Among the entries that follow, locate the line with "Recreate this image" and the line with "const ratioErr = [3.3, 5, 5, 4.5];". Output those lines and all lines in between, exactly, minus the pictures.

Source records:
::::

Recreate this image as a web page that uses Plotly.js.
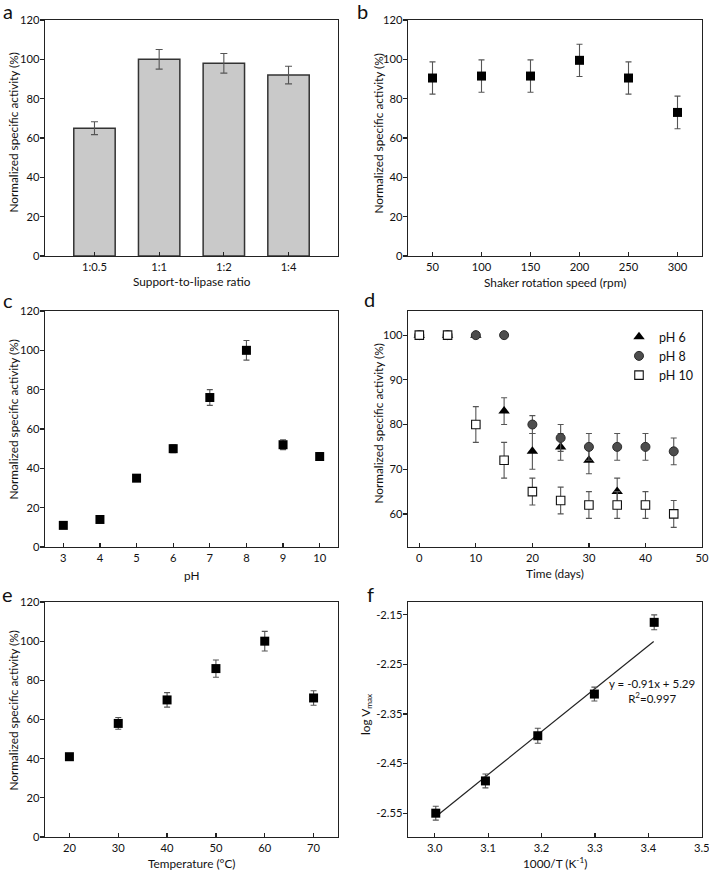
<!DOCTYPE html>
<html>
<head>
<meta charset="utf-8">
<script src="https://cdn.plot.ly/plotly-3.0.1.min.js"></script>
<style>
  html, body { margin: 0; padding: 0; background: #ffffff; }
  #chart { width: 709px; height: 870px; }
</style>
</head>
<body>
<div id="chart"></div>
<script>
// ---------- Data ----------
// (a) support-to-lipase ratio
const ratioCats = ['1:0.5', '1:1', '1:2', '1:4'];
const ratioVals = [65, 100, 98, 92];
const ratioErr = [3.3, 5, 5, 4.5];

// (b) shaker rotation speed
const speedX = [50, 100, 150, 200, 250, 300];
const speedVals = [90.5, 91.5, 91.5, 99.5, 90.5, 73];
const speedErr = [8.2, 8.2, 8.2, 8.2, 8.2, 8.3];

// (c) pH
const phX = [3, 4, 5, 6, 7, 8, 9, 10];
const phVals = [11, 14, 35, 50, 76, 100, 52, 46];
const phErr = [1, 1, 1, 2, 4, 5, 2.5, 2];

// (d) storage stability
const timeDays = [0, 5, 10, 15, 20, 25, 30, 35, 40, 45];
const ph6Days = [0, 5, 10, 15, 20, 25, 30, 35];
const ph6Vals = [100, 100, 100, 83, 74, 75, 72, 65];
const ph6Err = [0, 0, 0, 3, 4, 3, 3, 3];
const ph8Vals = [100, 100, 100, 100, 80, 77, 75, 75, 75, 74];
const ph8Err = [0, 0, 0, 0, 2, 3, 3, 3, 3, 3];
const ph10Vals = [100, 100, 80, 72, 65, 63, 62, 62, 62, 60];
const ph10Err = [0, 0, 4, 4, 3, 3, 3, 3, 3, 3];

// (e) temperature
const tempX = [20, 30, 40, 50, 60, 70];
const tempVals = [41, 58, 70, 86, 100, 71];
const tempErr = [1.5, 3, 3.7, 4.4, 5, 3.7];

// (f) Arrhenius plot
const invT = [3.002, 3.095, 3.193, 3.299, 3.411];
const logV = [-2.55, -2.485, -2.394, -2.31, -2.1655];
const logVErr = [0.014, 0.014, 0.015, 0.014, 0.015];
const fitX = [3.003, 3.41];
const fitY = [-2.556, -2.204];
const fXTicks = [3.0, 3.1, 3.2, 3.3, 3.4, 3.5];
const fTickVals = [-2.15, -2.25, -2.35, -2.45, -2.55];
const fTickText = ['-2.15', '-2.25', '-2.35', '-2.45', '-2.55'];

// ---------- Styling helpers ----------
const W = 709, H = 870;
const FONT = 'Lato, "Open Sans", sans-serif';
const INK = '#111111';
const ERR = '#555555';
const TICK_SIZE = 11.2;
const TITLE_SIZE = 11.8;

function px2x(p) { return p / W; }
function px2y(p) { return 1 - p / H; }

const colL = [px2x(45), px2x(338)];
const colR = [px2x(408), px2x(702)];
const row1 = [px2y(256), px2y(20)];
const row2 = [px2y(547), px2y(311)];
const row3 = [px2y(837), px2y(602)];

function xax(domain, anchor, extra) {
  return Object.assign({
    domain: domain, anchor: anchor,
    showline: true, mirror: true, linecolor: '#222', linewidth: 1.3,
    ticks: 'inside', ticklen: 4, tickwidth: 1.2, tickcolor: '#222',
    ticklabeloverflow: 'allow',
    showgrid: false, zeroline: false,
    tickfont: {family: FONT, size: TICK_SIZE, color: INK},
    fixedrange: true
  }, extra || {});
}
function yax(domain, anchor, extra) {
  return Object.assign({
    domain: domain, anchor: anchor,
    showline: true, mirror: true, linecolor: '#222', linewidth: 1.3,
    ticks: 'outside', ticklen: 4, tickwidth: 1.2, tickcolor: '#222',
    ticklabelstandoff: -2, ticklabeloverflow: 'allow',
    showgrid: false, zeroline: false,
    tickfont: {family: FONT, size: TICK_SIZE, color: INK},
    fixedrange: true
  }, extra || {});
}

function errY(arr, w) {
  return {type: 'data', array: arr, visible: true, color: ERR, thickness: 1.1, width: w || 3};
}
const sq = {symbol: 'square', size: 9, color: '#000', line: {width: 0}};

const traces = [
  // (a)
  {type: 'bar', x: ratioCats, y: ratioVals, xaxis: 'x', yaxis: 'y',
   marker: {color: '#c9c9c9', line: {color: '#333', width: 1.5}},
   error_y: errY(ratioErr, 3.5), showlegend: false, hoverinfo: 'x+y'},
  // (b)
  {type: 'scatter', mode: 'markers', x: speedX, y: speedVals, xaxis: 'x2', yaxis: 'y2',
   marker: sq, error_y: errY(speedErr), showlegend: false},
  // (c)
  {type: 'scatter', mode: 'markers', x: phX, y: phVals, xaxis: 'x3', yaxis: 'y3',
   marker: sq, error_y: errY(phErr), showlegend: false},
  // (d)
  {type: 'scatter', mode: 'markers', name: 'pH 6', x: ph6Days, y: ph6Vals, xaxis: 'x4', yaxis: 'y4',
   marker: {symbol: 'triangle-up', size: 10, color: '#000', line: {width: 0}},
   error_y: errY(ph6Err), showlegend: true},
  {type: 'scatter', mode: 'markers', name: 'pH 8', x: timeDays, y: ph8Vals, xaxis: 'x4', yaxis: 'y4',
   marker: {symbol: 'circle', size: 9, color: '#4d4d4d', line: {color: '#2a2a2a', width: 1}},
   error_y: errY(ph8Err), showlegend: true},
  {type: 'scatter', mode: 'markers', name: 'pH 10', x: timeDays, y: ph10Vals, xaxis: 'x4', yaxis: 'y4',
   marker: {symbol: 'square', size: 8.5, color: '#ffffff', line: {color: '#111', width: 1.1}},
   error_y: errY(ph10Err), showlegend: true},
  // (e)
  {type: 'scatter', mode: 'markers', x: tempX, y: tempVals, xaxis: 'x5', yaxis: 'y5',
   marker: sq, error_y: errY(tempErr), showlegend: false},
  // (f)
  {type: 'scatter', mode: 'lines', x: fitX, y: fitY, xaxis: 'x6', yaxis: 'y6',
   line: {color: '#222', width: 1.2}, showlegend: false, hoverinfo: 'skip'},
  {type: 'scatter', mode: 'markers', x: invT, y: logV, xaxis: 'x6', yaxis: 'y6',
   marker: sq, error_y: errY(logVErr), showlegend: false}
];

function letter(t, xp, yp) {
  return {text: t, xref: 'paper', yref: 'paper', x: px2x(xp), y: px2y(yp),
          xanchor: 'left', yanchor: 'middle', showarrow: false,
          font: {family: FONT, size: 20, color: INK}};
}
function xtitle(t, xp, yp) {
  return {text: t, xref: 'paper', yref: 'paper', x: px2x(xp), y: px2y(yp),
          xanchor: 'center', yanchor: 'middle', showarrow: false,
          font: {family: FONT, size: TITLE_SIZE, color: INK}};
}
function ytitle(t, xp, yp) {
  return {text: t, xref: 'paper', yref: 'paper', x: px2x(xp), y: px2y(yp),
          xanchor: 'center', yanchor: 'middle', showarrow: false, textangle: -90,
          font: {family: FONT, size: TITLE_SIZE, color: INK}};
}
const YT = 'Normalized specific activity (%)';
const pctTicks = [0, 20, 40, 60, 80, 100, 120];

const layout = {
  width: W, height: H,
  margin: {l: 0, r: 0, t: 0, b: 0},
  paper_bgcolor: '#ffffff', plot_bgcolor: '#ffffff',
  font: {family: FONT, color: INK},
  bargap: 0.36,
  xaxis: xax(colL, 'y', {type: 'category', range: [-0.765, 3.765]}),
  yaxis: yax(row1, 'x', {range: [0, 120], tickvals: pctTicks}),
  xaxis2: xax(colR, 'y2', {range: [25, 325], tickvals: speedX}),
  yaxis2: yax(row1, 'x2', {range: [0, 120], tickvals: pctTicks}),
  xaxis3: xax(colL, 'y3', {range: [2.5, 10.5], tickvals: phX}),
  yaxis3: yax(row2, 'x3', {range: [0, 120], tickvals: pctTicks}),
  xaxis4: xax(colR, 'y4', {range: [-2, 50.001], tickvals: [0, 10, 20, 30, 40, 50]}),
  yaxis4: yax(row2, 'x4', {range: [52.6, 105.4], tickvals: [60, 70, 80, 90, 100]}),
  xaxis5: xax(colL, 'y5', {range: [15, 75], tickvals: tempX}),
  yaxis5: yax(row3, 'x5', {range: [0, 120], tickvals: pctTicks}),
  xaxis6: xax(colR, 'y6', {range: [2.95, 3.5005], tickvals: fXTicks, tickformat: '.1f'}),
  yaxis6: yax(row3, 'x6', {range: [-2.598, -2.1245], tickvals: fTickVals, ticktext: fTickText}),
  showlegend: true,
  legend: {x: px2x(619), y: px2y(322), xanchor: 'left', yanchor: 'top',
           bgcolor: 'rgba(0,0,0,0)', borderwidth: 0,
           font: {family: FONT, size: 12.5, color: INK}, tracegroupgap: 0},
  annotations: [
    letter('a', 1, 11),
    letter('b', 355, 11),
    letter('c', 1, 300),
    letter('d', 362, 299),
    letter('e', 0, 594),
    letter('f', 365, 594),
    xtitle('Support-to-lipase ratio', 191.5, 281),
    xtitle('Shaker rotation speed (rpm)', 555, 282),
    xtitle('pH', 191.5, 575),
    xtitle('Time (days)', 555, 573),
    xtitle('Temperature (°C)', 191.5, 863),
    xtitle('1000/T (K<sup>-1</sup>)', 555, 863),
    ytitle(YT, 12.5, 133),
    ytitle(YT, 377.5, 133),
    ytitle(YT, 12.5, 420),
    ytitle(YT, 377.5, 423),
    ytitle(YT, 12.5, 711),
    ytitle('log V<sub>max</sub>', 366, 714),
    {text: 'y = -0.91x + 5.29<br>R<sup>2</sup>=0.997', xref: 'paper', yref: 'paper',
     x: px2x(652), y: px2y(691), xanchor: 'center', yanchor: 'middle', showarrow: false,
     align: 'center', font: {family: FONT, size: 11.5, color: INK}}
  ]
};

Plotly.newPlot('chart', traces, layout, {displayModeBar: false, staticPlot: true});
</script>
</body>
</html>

::::

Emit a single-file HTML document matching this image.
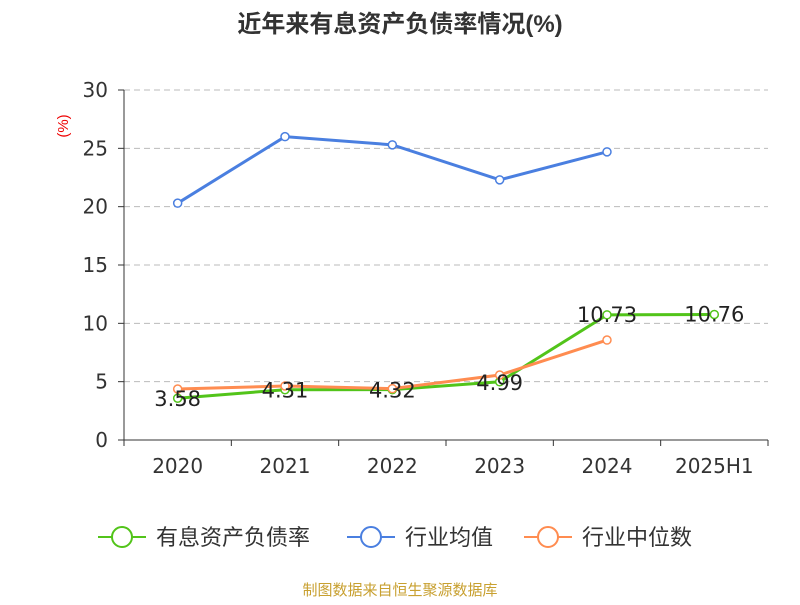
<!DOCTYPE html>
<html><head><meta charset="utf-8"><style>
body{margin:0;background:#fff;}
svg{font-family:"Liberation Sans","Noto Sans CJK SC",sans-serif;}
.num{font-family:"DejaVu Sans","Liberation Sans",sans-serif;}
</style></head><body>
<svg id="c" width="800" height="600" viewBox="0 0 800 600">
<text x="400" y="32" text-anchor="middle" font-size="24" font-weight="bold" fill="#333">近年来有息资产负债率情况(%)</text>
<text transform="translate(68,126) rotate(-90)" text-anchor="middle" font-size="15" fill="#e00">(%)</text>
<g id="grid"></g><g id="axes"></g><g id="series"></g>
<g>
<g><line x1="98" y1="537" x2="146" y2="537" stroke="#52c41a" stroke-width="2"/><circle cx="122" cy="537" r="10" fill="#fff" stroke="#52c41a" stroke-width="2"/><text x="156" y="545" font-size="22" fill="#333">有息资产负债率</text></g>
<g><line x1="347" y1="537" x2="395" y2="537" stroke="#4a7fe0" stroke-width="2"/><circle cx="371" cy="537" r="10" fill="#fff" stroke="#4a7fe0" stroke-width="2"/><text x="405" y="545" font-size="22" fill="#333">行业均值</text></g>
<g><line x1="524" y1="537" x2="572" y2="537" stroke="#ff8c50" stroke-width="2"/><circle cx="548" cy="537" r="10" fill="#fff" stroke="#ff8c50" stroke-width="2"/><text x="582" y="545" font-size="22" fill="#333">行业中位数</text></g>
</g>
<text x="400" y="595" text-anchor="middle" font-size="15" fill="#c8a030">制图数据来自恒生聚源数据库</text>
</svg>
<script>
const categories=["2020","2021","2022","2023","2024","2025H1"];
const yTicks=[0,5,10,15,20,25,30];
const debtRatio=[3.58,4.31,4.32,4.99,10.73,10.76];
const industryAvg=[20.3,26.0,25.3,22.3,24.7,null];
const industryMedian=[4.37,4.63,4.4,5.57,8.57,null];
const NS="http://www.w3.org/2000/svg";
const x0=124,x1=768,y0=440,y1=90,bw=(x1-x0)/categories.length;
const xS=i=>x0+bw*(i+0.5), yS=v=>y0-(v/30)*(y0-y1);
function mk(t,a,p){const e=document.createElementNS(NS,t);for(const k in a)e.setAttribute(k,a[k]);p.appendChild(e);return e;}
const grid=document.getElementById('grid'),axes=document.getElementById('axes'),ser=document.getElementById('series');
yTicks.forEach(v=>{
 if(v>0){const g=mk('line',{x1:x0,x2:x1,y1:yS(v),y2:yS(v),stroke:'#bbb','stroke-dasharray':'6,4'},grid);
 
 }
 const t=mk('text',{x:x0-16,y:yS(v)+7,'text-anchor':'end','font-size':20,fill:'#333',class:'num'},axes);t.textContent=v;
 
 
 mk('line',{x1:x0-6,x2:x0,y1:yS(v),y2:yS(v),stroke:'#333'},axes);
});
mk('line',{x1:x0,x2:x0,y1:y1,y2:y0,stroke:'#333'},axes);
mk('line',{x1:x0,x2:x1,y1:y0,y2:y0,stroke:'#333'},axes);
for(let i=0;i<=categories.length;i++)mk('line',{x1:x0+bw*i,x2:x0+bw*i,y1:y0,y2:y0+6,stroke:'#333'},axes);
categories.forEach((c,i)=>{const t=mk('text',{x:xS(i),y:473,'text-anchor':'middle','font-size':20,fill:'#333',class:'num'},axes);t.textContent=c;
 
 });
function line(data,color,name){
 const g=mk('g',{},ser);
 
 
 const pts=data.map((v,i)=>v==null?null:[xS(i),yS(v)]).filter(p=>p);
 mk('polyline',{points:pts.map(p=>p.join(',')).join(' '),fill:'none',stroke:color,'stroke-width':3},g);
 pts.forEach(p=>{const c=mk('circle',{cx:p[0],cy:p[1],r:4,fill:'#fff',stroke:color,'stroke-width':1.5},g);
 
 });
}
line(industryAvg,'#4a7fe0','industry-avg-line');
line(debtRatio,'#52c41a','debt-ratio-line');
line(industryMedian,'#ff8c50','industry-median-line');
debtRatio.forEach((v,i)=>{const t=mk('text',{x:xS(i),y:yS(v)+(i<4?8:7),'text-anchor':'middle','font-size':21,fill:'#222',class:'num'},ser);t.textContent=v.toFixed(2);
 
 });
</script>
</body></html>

::::

Complete response:
Recreate this image as a web page that uses Plotly.js.
<!DOCTYPE html>
<html>
<head>
<meta charset="utf-8">
<script src="https://cdn.plot.ly/plotly-3.0.1.min.js"></script>
<style>
  html, body { margin: 0; padding: 0; background: #ffffff; }
  #chart { width: 709px; height: 870px; }
</style>
</head>
<body>
<div id="chart"></div>
<script>
// ---------- Data ----------
// (a) support-to-lipase ratio
const ratioCats = ['1:0.5', '1:1', '1:2', '1:4'];
const ratioVals = [65, 100, 98, 92];
const ratioErr = [3.3, 5, 5, 4.5];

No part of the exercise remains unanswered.